**TASK DETAILS**
Return the lines that follow, exactly as they appear, from the first through the one containing "positions = list(range(160))"; no pictures are to be included.
++++
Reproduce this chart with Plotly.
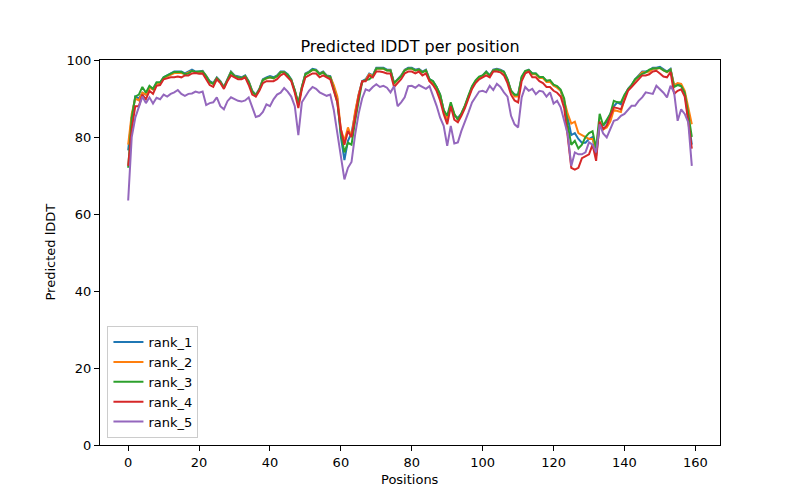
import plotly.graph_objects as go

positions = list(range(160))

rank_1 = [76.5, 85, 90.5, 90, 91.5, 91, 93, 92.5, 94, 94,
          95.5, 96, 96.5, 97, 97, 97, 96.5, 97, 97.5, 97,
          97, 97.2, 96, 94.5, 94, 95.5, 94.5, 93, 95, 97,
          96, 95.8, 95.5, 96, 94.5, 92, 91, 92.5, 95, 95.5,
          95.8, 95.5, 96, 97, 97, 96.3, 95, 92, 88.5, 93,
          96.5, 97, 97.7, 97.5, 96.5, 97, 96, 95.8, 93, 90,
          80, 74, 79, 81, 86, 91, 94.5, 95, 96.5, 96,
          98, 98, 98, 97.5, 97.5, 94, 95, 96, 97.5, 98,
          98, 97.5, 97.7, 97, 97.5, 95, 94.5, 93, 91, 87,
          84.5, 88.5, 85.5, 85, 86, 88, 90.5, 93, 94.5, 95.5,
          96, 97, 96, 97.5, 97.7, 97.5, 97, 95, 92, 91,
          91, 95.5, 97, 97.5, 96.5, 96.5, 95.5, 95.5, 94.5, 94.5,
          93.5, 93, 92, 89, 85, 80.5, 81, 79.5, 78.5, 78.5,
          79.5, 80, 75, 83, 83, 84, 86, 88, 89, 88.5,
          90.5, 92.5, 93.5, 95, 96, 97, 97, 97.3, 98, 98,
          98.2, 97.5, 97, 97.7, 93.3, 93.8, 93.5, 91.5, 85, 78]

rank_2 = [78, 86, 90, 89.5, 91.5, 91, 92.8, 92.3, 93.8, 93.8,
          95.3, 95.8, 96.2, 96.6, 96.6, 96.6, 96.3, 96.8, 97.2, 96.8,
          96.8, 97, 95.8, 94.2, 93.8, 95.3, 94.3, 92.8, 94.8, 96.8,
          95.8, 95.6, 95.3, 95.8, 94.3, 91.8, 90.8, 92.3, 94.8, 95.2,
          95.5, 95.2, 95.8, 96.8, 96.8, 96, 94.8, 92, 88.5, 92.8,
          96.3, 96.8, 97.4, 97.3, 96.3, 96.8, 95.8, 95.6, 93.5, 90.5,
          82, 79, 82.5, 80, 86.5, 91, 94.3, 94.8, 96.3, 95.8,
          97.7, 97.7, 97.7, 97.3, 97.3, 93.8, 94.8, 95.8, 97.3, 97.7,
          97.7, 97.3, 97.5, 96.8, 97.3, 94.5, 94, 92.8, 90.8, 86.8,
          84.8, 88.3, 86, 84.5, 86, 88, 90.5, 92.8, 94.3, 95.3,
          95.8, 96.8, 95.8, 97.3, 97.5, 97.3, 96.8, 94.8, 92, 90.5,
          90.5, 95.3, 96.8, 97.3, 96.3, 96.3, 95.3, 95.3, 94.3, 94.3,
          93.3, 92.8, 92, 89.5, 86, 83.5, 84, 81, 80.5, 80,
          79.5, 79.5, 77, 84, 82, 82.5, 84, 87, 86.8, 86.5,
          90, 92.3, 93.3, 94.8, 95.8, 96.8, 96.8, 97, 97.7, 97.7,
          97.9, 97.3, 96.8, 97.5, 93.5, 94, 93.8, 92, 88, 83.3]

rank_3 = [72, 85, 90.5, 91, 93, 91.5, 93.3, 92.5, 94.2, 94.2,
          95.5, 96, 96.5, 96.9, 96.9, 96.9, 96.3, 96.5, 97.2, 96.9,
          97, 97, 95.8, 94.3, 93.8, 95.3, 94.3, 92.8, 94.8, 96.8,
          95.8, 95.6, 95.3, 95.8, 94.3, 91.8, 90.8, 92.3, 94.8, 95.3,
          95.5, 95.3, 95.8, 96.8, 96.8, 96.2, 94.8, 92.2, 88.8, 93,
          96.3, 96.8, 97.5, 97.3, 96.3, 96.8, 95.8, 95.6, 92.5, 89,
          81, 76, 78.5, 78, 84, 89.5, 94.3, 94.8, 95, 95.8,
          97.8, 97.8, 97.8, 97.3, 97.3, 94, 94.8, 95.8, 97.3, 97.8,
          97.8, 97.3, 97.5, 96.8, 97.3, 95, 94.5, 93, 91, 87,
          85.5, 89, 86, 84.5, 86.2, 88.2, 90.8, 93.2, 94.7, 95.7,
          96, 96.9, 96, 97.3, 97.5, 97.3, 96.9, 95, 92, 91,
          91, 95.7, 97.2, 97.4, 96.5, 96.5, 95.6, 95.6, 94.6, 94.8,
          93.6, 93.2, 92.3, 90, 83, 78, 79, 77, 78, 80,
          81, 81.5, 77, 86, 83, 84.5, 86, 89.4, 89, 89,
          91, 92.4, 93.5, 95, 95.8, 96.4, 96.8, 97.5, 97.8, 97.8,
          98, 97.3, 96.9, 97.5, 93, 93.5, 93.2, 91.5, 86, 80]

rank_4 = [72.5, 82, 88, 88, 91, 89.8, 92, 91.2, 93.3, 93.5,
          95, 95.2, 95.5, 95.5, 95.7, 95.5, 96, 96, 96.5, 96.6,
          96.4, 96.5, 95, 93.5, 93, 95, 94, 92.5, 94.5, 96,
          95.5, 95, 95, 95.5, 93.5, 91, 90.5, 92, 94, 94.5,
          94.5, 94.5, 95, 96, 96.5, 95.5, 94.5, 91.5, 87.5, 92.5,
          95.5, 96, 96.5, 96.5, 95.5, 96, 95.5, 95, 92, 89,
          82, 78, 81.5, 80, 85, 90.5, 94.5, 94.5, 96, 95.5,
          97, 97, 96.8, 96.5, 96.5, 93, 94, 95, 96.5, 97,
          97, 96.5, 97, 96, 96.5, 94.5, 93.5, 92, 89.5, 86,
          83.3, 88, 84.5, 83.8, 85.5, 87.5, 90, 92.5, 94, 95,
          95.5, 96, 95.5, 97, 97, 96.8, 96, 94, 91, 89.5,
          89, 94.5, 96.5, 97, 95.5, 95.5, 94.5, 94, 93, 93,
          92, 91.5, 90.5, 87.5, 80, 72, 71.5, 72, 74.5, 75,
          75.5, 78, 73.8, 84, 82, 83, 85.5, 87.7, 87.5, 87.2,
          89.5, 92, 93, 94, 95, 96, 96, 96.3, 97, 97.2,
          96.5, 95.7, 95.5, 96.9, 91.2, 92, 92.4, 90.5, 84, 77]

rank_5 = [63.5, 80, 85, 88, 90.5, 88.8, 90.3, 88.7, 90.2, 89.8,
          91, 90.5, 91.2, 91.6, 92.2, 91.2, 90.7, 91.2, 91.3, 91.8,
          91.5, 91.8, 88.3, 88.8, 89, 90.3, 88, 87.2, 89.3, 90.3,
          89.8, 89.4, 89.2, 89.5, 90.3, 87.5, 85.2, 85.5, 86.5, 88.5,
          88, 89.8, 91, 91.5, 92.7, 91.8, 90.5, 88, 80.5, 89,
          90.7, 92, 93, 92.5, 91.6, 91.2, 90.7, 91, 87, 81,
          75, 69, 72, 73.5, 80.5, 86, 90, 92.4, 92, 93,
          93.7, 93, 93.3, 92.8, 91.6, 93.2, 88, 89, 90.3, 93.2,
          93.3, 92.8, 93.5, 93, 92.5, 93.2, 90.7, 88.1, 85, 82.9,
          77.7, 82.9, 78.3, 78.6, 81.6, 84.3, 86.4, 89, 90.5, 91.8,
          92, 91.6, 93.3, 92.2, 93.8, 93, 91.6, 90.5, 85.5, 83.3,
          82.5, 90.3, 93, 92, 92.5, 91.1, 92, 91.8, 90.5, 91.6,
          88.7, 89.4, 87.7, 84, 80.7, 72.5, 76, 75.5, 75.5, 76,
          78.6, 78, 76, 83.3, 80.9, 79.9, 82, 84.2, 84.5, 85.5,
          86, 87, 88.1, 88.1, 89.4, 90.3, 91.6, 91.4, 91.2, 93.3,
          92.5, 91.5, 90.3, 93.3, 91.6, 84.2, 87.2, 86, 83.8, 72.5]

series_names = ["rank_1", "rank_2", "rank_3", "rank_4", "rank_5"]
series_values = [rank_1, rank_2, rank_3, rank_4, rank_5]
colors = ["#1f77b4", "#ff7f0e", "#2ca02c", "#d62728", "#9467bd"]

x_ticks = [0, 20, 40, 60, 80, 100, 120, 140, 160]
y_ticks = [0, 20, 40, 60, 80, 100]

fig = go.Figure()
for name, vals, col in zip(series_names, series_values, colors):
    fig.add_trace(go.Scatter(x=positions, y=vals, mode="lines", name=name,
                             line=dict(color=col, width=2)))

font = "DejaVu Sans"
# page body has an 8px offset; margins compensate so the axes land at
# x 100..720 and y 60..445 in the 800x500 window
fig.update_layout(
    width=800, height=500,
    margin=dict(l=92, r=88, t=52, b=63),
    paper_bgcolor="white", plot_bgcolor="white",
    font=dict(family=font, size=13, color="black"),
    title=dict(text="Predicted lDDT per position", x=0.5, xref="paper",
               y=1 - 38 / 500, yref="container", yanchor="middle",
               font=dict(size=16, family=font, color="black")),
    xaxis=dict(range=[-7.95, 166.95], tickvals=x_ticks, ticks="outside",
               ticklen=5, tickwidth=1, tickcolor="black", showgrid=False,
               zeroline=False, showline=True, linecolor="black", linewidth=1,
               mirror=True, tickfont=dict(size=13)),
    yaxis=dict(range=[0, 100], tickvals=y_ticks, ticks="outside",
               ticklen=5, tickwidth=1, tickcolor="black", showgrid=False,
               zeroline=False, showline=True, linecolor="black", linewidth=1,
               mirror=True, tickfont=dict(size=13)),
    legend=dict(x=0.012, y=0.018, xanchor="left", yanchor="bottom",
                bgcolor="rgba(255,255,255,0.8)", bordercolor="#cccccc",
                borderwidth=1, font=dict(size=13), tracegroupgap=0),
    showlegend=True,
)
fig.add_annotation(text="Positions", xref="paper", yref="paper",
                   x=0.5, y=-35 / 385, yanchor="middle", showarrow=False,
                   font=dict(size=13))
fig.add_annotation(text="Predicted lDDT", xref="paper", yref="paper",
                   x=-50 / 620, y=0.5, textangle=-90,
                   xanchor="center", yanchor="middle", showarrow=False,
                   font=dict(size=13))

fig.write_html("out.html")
++++
**SOLUTION TO THIS PROBLEM**
Reproduce this chart with Plotly.
import plotly.graph_objects as go

positions = list(range(160))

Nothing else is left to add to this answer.